What you need to do:
Drop every picture. Then return, exactly, the lines from the beginning of the listing below through the one containing "plt.rcParams['font.family'] = ['Inter', 'DejaVu".

Dataset section:
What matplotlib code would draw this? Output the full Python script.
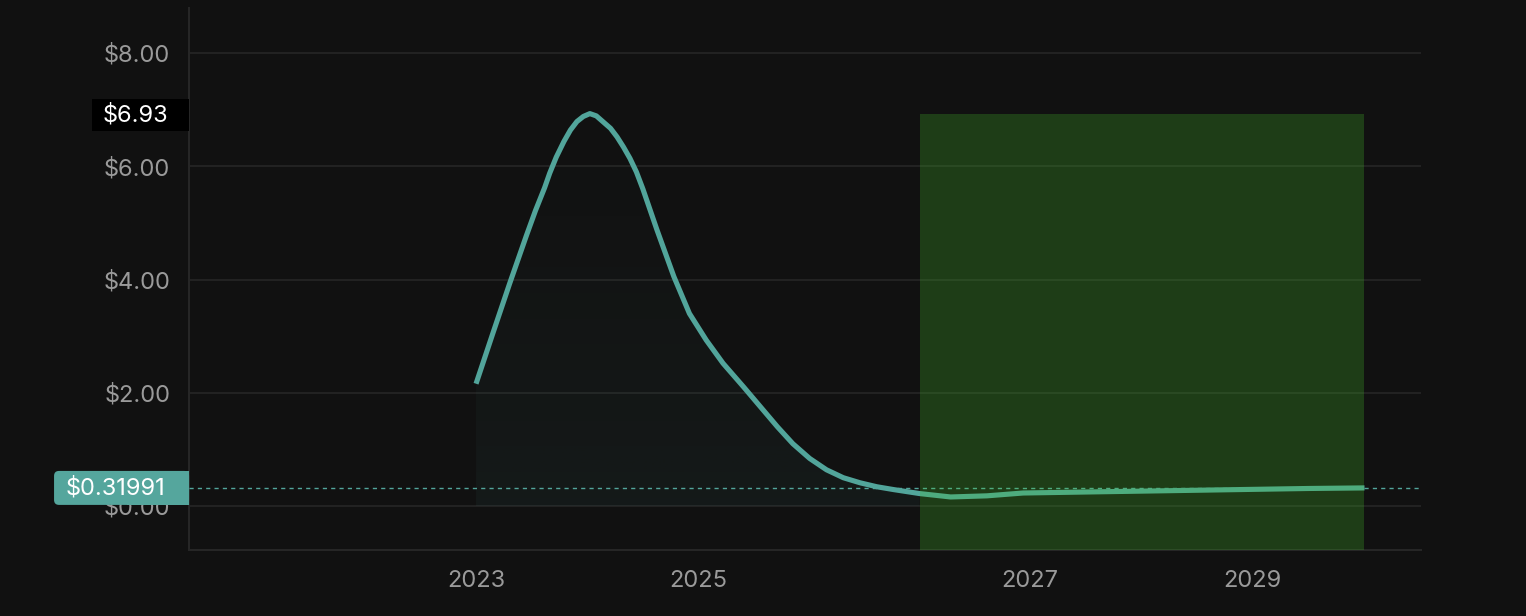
import matplotlib.pyplot as plt
import matplotlib.transforms as mtransforms
from matplotlib.patches import FancyBboxPatch, Rectangle
import numpy as np

plt.rcParams['font.family'] = ['Inter', 'DejaVu Sans']

# price history + forecast (x in fractional years)
years = [2023.00, 2023.13, 2023.26, 2023.39, 2023.46, 2023.53, 2023.57, 2023.62,
         2023.68, 2023.73, 2023.78, 2023.83, 2023.88, 2023.93, 2023.98, 2024.04,
         2024.09, 2024.14, 2024.19, 2024.24, 2024.29, 2024.40, 2024.53, 2024.65,
         2024.78, 2024.91, 2025.07, 2025.20, 2025.33, 2025.45, 2025.58, 2025.71,
         2025.84, 2025.97, 2026.10, 2026.23, 2026.43, 2026.67, 2026.95, 2027.23,
         2027.78, 2028.61, 2029.44, 2029.87]
prices = [2.16, 3.05, 3.93, 4.78, 5.22, 5.62, 5.88, 6.16,
          6.44, 6.64, 6.79, 6.88, 6.93, 6.89, 6.79, 6.67,
          6.52, 6.34, 6.14, 5.90, 5.60, 4.87, 4.05, 3.40,
          2.93, 2.52, 2.10, 1.75, 1.40, 1.10, 0.84, 0.64,
          0.50, 0.41, 0.34, 0.29, 0.22, 0.16, 0.18, 0.23,
          0.25, 0.28, 0.31, 0.32]

current_price = 0.31991
peak_price = 6.93
forecast_start = 2026.43
forecast_end = 2029.87

ytick_vals = [0, 2, 4, 6, 8]
xtick_pos = [2023, 2024.72, 2027.28, 2029]
xtick_labels = ['2023', '2025', '2027', '2029']

bg = '#111111'
teal = '#52a59b'
tick_col = '#9a9a9a'

fig = plt.figure(figsize=(15.26, 6.16), dpi=100, facecolor=bg)
ax = fig.add_axes([0.1239, 0.1071, 0.8073, 0.8799])
ax.set_facecolor(bg)

x = np.array(years)
y = np.array(prices)
ymin, ymax = -0.777, 8.795
xmin, xmax = 2020.781, 2030.307

# gradient fill under the curve
hist = x <= forecast_start
poly = ax.fill_between(x[hist], y[hist], 0, color='none', lw=0)
grad = np.zeros((256, 1, 4))
grad[..., 0] = 82 / 255
grad[..., 1] = 165 / 255
grad[..., 2] = 155 / 255
grad[..., 3] = np.linspace(0.0, 0.06, 256).reshape(-1, 1)
im = ax.imshow(grad, extent=[x[0], forecast_start, 0, peak_price], aspect='auto',
               origin='upper', zorder=1)
im.set_clip_path(poly.get_paths()[0], transform=ax.transData)

ax.plot(x, y, color=teal, lw=3.7, solid_capstyle='butt',
        solid_joinstyle='round', zorder=3)
ax.axhline(current_price, color=teal, lw=1, dashes=(3, 3), zorder=3)

# forecast area
ax.add_patch(Rectangle((forecast_start, ymin), forecast_end - forecast_start,
                       peak_price - ymin, facecolor='#45c129', alpha=0.25,
                       lw=0, zorder=4))

ax.set_xlim(xmin, xmax)
ax.set_ylim(ymin, ymax)

ax.set_yticks(ytick_vals)
ax.set_yticklabels(['$%.2f' % v for v in ytick_vals])
ax.set_xticks(xtick_pos)
ax.set_xticklabels(xtick_labels)
ax.tick_params(axis='y', length=0, pad=13.5, labelsize=17, labelcolor=tick_col)
ax.tick_params(axis='x', length=0, pad=14.5, labelsize=17, labelcolor=tick_col)
ax.grid(axis='y', color='#242424', lw=1.3)
ax.set_axisbelow(True)

for s in ['top', 'right']:
    ax.spines[s].set_visible(False)
for s in ['left', 'bottom']:
    ax.spines[s].set_color('#262626')
    ax.spines[s].set_linewidth(1.5)

trans = mtransforms.blended_transform_factory(ax.transAxes, ax.transData)

# peak label
ax.add_patch(Rectangle((-0.0787, peak_price - 0.30), 0.0787, 0.55,
                       transform=trans, facecolor='black', lw=0,
                       clip_on=False, zorder=6))
ax.text(-0.0165, peak_price - 0.03, '$%.2f' % peak_price, transform=trans,
        ha='right', va='center', color='white', fontsize=17,
        clip_on=False, zorder=7)

# current price label
ax.add_patch(FancyBboxPatch((-0.1096, current_price - 0.30), 0.1096, 0.60,
                            boxstyle='round,pad=0,rounding_size=0.004',
                            mutation_aspect=21.76, transform=trans,
                            facecolor='#55a69d', lw=0, clip_on=False, zorder=6))
ax.add_patch(Rectangle((-0.05, current_price - 0.30), 0.05, 0.60,
                       transform=trans, facecolor='#55a69d', lw=0,
                       clip_on=False, zorder=6))
ax.text(-0.1, current_price, '$%.5f' % current_price, transform=trans,
        ha='left', va='center', color='white', fontsize=17,
        clip_on=False, zorder=7)

fig.savefig('out.png', dpi=100, facecolor=bg)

Output of the exercise:
What matplotlib code would draw this? Output the full Python script.
import matplotlib.pyplot as plt
import matplotlib.transforms as mtransforms
from matplotlib.patches import FancyBboxPatch, Rectangle
import numpy as np

plt.rcParams['font.family'] = ['Inter', 'DejaVu Sans']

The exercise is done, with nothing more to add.